2014 (English)Doctoral thesis, comprehensive summary (Other academic)
Abstract [en]

The potential use of 3D aluminium nanorod structures as current collectors and negative electrodes for 3D Li-ion micro-batteries was studied based on the use of relatively simple and cost-effective electrochemical and sol-gel deposition techniques.

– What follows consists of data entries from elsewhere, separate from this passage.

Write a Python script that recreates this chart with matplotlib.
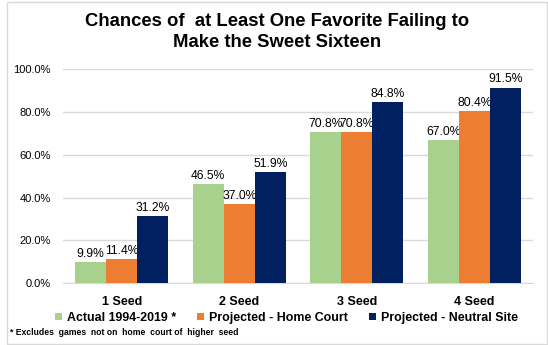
import matplotlib.pyplot as plt
from matplotlib.patches import Rectangle
import numpy as np

plt.rcParams['font.family'] = ['Liberation Sans', 'DejaVu Sans']

seeds = ['1 Seed', '2 Seed', '3 Seed', '4 Seed']
actual = [9.9, 46.5, 70.8, 67.0]
home = [11.4, 37.0, 70.8, 80.4]
neutral = [31.2, 51.9, 84.8, 91.5]
series_names = ['Actual 1994-2019 *', 'Projected - Home Court', 'Projected - Neutral Site']
colors = ['#A9D18E', '#ED7D31', '#002060']
yticks = [0, 20, 40, 60, 80, 100]

fig = plt.figure(figsize=(5.48, 3.45), dpi=100)
ax = fig.add_axes([0.115, 0.1797, 0.8576, 0.6189])

x = np.arange(len(seeds))
w = 0.264
for i, (vals, c, name) in enumerate(zip([actual, home, neutral], colors, series_names)):
    bars = ax.bar(x + (i - 1) * w, vals, w, color=c, label=name, zorder=3)
    for b, v in zip(bars, vals):
        ax.text(b.get_x() + b.get_width() / 2, v + 1.0, '%.1f%%' % v,
                ha='center', va='bottom', fontsize=8.7, color='black')

ax.set_xlim(-0.5, 3.5)
ax.set_ylim(0, 100)
ax.set_yticks(yticks)
ax.set_yticklabels(['%.1f%%' % t for t in yticks], fontsize=8)
ax.set_xticks(x)
ax.set_xticklabels(seeds, fontsize=9, fontweight='bold')
ax.yaxis.grid(True, color='#D9D9D9', linewidth=1, zorder=0)
ax.tick_params(length=0)
ax.tick_params(axis='x', pad=9)
ax.tick_params(axis='y', pad=9)
for s in ['top', 'right', 'left']:
    ax.spines[s].set_visible(False)
ax.spines['bottom'].set_color('#D9D9D9')

fig.text(0.506, 0.907, 'Chances of  at Least One Favorite Failing to\nMake the Sweet Sixteen',
         ha='center', va='center', fontsize=13.3, fontweight='bold', linespacing=1.3)

leg = fig.legend(loc='center', bbox_to_anchor=(0.523, 0.078), ncol=3, frameon=False,
                 prop={'size': 8.9, 'weight': 'bold'}, handlelength=0.55, handleheight=0.55,
                 handletextpad=0.4, columnspacing=1.7)

fig.text(0.018, 0.035, '* Excludes  games  not on  home  court of  higher  seed',
         fontsize=6.2, fontweight='bold', va='center', ha='left')

fig.patches.append(Rectangle((7 / 548, 1 / 345), 540 / 548, 342 / 345,
                             transform=fig.transFigure, fill=False,
                             edgecolor='#D9D9D9', linewidth=1))

fig.savefig('out.png', dpi=100)
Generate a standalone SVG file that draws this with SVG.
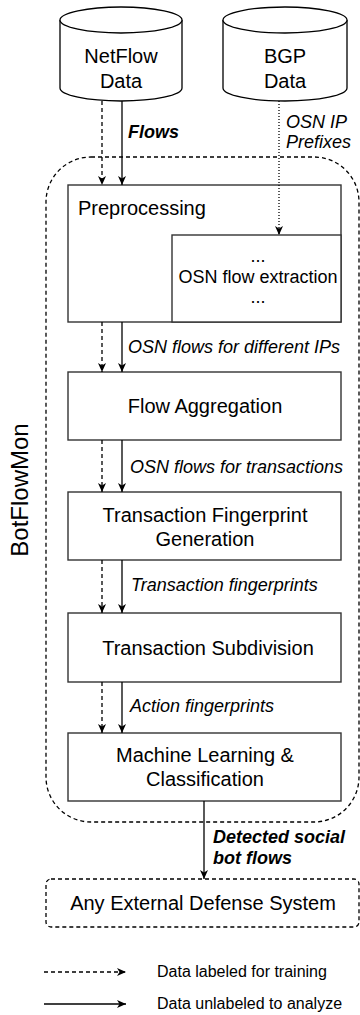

Aluminium rod structures were synthesised by galvanostatic electrodeposition using commercial porous membranes as templates. It was shown that the use of a short (i.e., 50 ms long) potential pulse (i.e., -0.9 V vs. Al3+/Al) applied prior to a pulsed current electrochemical deposition gave rise to homogeneous deposits with more even rod heights.  Electrophoretic and sol-gel deposition of TiO2 on the same substrates were also studied. The use of the sol-gel technique successfully resulted in a thin coating of amorphous TiO2 on the Al nanorod current collector, but with relatively small discharge capacities due to the amorphous character of the deposits. Electrophoretic deposition was, however, successful only on 2D substrates. Anodisation of titanium was used to prepare 3D TiO2 nanotube electrodes, with a nanotube length of 9 um and wall thickness of 50 nm. The electrodes displayed high and stable discharge capacities of 460 µAh/cm2 at a 0.1 C rate upon prolonged cycling with good rate capability.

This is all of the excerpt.